Task inputs.

────────

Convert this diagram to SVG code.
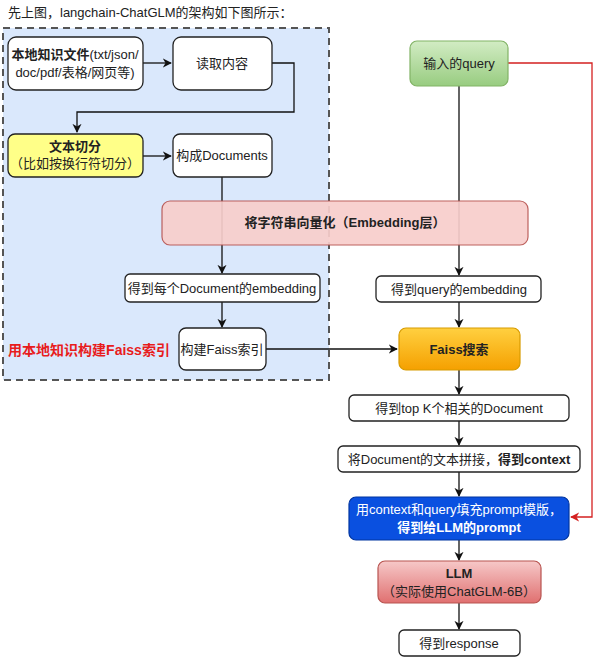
<svg xmlns="http://www.w3.org/2000/svg" width="601" height="666" viewBox="0 0 601 666">
<defs>
<marker id="a" viewBox="0 0 10 10" refX="9" refY="5" markerWidth="7" markerHeight="7" orient="auto"><path d="M0,0 L10,5 L0,10 L3,5 z" fill="#111"/></marker>
<marker id="r" viewBox="0 0 10 10" refX="9" refY="5" markerWidth="7" markerHeight="7" orient="auto"><path d="M0,0 L10,5 L0,10 L3,5 z" fill="#d42020"/></marker>
<linearGradient id="og" x1="0" y1="0" x2="0" y2="1"><stop offset="0" stop-color="#ffd040"/><stop offset="1" stop-color="#f5a000"/></linearGradient>
<linearGradient id="lg" x1="0" y1="0" x2="0" y2="1"><stop offset="0" stop-color="#f6c8c8"/><stop offset="1" stop-color="#e07070"/></linearGradient>
<linearGradient id="gg" x1="0" y1="0" x2="0" y2="1"><stop offset="0" stop-color="#d2ecc4"/><stop offset="1" stop-color="#98cc80"/></linearGradient>
</defs>
<style>
text{font-family:"Liberation Sans","Noto Sans CJK SC",sans-serif;font-size:13px;fill:#222;text-anchor:middle}
.b{font-weight:bold}
.n{fill:#fff;stroke:#222;stroke-width:1.3}
.e{fill:none;stroke:#111;stroke-width:1.3}
</style>
<rect width="601" height="666" fill="#fff"/>
<text x="8" y="17" style="text-anchor:start">先上图，langchain-ChatGLM的架构如下图所示：</text>
<rect x="3" y="28" width="326" height="352" fill="#dae8fc" stroke="#555" stroke-width="2" stroke-dasharray="7,5"/>
<g id="connectors">
<path class="e" d="M143,63 H171" marker-end="url(#a)"/>
<path class="e" d="M272,63 H294 V112 H77 V132" marker-end="url(#a)"/>
<path class="e" d="M143,156 H171" marker-end="url(#a)"/>
<path class="e" d="M222,177 V273" marker-end="url(#a)"/>
<path class="e" d="M222,302 V327" marker-end="url(#a)"/>
<path class="e" d="M266,349 H397" marker-end="url(#a)"/>
<path class="e" d="M459,86 V275" marker-end="url(#a)"/>
<path class="e" d="M459,302 V327" marker-end="url(#a)"/>
<path class="e" d="M459,370 V394" marker-end="url(#a)"/>
<path class="e" d="M459,421 V445" marker-end="url(#a)"/>
<path class="e" d="M459,472 V496" marker-end="url(#a)"/>
<path class="e" d="M459,540 V560" marker-end="url(#a)"/>
<path class="e" d="M459,603 V629" marker-end="url(#a)"/>
<path d="M508,63 H592 V517 H571" fill="none" stroke="#d42020" stroke-width="1.3" marker-end="url(#r)"/>
</g>
<g id="embedding"><rect x="162" y="201" width="366" height="44" rx="8" fill="#f8cecc" stroke="#b85450" stroke-width="1.2" opacity="0.92"/><text x="345" y="227" class="b">将字符串向量化（Embedding层）</text></g>
<g id="files"><rect class="n" x="8" y="37" width="135" height="53" rx="8"/><text x="75" y="59"><tspan class="b">本地知识文件</tspan>(txt/json/</text><text x="75" y="77">doc/pdf/表格/网页等)</text></g>
<g id="read"><rect class="n" x="173" y="37" width="99" height="53" rx="8"/><text x="222" y="68">读取内容</text></g>
<g id="split"><rect x="8" y="134" width="135" height="43" rx="7" fill="#ffff88" stroke="#222" stroke-width="1.3"/><text x="75" y="151" class="b">文本切分</text><text x="75" y="168">（比如按换行符切分）</text></g>
<g id="docs"><rect class="n" x="173" y="134" width="99" height="43" rx="7"/><text x="222" y="160">构成Documents</text></g>
<g id="docemb"><rect class="n" x="125" y="274" width="195" height="28" rx="5"/><text x="222" y="293">得到每个Document的embedding</text></g>
<g id="faissbuild"><rect class="n" x="179" y="328" width="87" height="42" rx="7"/><text x="222" y="354">构建Faiss索引</text></g>
<text x="89" y="355" class="b" style="fill:#e81c1c;font-size:14px">用本地知识构建Faiss索引</text>
<g id="query"><rect x="410" y="41" width="98" height="45" rx="7" fill="url(#gg)" stroke="#82b366" stroke-width="1.2"/><text x="459" y="68">输入的query</text></g>
<g id="qemb"><rect class="n" x="376" y="276" width="165" height="26" rx="5"/><text x="459" y="294">得到query的embedding</text></g>
<g id="faiss"><rect x="399" y="328" width="121" height="42" rx="7" fill="url(#og)" stroke="#d79b00" stroke-width="1.2"/><text x="459" y="354" class="b">Faiss搜索</text></g>
<g id="topk"><rect class="n" x="349" y="395" width="220" height="26" rx="5"/><text x="459" y="413">得到top K个相关的Document</text></g>
<g id="concat"><rect class="n" x="338" y="446" width="242" height="26" rx="5"/><text x="459" y="464">将Document的文本拼接，<tspan class="b">得到context</tspan></text></g>
<g id="prompt"><rect x="349" y="497" width="220" height="43" rx="7" fill="#0a50e0" stroke="#0035a0" stroke-width="1.2"/><text x="459" y="514" style="fill:#fff">用context和query填充prompt模版，</text><text x="459" y="532" class="b" style="fill:#fff">得到给LLM的prompt</text></g>
<g id="llm"><rect x="378" y="561" width="163" height="42" rx="7" fill="url(#lg)" stroke="#b85450" stroke-width="1.2"/><text x="459" y="578" class="b">LLM</text><text x="459" y="596">（实际使用ChatGLM-6B）</text></g>
<g id="response"><rect class="n" x="399" y="630" width="121" height="26" rx="5"/><text x="459" y="648">得到response</text></g>
</svg>
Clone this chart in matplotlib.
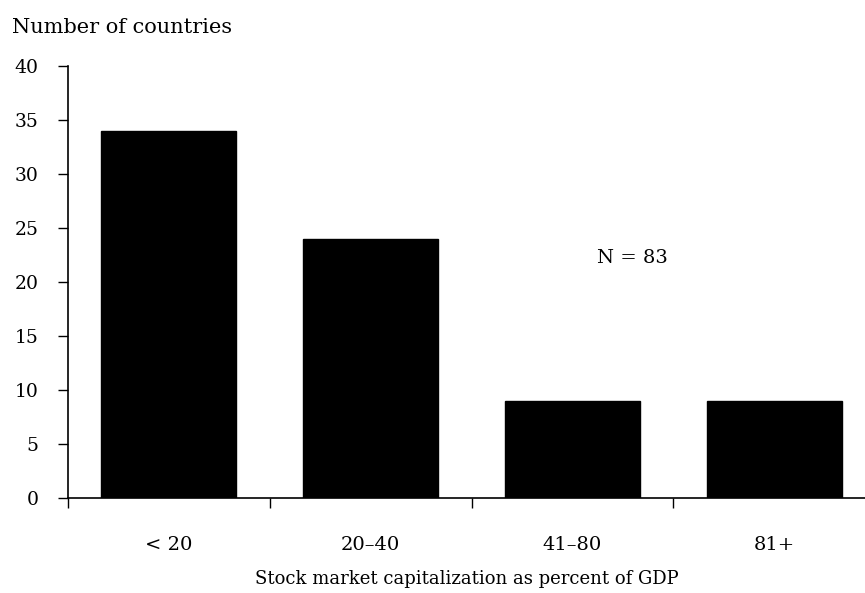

────────

Work instructions. Print the full listing exactly, dropping the pictures.

Answer to this problem.
Convert this diagram to SVG code.
<svg xmlns="http://www.w3.org/2000/svg" width="601" height="666" viewBox="0 0 601 666">
<defs>
<marker id="a" viewBox="0 0 10 10" refX="9" refY="5" markerWidth="7" markerHeight="7" orient="auto"><path d="M0,0 L10,5 L0,10 L3,5 z" fill="#111"/></marker>
<marker id="r" viewBox="0 0 10 10" refX="9" refY="5" markerWidth="7" markerHeight="7" orient="auto"><path d="M0,0 L10,5 L0,10 L3,5 z" fill="#d42020"/></marker>
<linearGradient id="og" x1="0" y1="0" x2="0" y2="1"><stop offset="0" stop-color="#ffd040"/><stop offset="1" stop-color="#f5a000"/></linearGradient>
<linearGradient id="lg" x1="0" y1="0" x2="0" y2="1"><stop offset="0" stop-color="#f6c8c8"/><stop offset="1" stop-color="#e07070"/></linearGradient>
<linearGradient id="gg" x1="0" y1="0" x2="0" y2="1"><stop offset="0" stop-color="#d2ecc4"/><stop offset="1" stop-color="#98cc80"/></linearGradient>
</defs>
<style>
text{font-family:"Liberation Sans","Noto Sans CJK SC",sans-serif;font-size:13px;fill:#222;text-anchor:middle}
.b{font-weight:bold}
.n{fill:#fff;stroke:#222;stroke-width:1.3}
.e{fill:none;stroke:#111;stroke-width:1.3}
</style>
<rect width="601" height="666" fill="#fff"/>
<text x="8" y="17" style="text-anchor:start">先上图，langchain-ChatGLM的架构如下图所示：</text>
<rect x="3" y="28" width="326" height="352" fill="#dae8fc" stroke="#555" stroke-width="2" stroke-dasharray="7,5"/>
<g id="connectors">
<path class="e" d="M143,63 H171" marker-end="url(#a)"/>
<path class="e" d="M272,63 H294 V112 H77 V132" marker-end="url(#a)"/>
<path class="e" d="M143,156 H171" marker-end="url(#a)"/>
<path class="e" d="M222,177 V273" marker-end="url(#a)"/>
<path class="e" d="M222,302 V327" marker-end="url(#a)"/>
<path class="e" d="M266,349 H397" marker-end="url(#a)"/>
<path class="e" d="M459,86 V275" marker-end="url(#a)"/>
<path class="e" d="M459,302 V327" marker-end="url(#a)"/>
<path class="e" d="M459,370 V394" marker-end="url(#a)"/>
<path class="e" d="M459,421 V445" marker-end="url(#a)"/>
<path class="e" d="M459,472 V496" marker-end="url(#a)"/>
<path class="e" d="M459,540 V560" marker-end="url(#a)"/>
<path class="e" d="M459,603 V629" marker-end="url(#a)"/>
<path d="M508,63 H592 V517 H571" fill="none" stroke="#d42020" stroke-width="1.3" marker-end="url(#r)"/>
</g>
<g id="embedding"><rect x="162" y="201" width="366" height="44" rx="8" fill="#f8cecc" stroke="#b85450" stroke-width="1.2" opacity="0.92"/><text x="345" y="227" class="b">将字符串向量化（Embedding层）</text></g>
<g id="files"><rect class="n" x="8" y="37" width="135" height="53" rx="8"/><text x="75" y="59"><tspan class="b">本地知识文件</tspan>(txt/json/</text><text x="75" y="77">doc/pdf/表格/网页等)</text></g>
<g id="read"><rect class="n" x="173" y="37" width="99" height="53" rx="8"/><text x="222" y="68">读取内容</text></g>
<g id="split"><rect x="8" y="134" width="135" height="43" rx="7" fill="#ffff88" stroke="#222" stroke-width="1.3"/><text x="75" y="151" class="b">文本切分</text><text x="75" y="168">（比如按换行符切分）</text></g>
<g id="docs"><rect class="n" x="173" y="134" width="99" height="43" rx="7"/><text x="222" y="160">构成Documents</text></g>
<g id="docemb"><rect class="n" x="125" y="274" width="195" height="28" rx="5"/><text x="222" y="293">得到每个Document的embedding</text></g>
<g id="faissbuild"><rect class="n" x="179" y="328" width="87" height="42" rx="7"/><text x="222" y="354">构建Faiss索引</text></g>
<text x="89" y="355" class="b" style="fill:#e81c1c;font-size:14px">用本地知识构建Faiss索引</text>
<g id="query"><rect x="410" y="41" width="98" height="45" rx="7" fill="url(#gg)" stroke="#82b366" stroke-width="1.2"/><text x="459" y="68">输入的query</text></g>
<g id="qemb"><rect class="n" x="376" y="276" width="165" height="26" rx="5"/><text x="459" y="294">得到query的embedding</text></g>
<g id="faiss"><rect x="399" y="328" width="121" height="42" rx="7" fill="url(#og)" stroke="#d79b00" stroke-width="1.2"/><text x="459" y="354" class="b">Faiss搜索</text></g>
<g id="topk"><rect class="n" x="349" y="395" width="220" height="26" rx="5"/><text x="459" y="413">得到top K个相关的Document</text></g>
<g id="concat"><rect class="n" x="338" y="446" width="242" height="26" rx="5"/><text x="459" y="464">将Document的文本拼接，<tspan class="b">得到context</tspan></text></g>
<g id="prompt"><rect x="349" y="497" width="220" height="43" rx="7" fill="#0a50e0" stroke="#0035a0" stroke-width="1.2"/><text x="459" y="514" style="fill:#fff">用context和query填充prompt模版，</text><text x="459" y="532" class="b" style="fill:#fff">得到给LLM的prompt</text></g>
<g id="llm"><rect x="378" y="561" width="163" height="42" rx="7" fill="url(#lg)" stroke="#b85450" stroke-width="1.2"/><text x="459" y="578" class="b">LLM</text><text x="459" y="596">（实际使用ChatGLM-6B）</text></g>
<g id="response"><rect class="n" x="399" y="630" width="121" height="26" rx="5"/><text x="459" y="648">得到response</text></g>
</svg>
Clone this chart in matplotlib.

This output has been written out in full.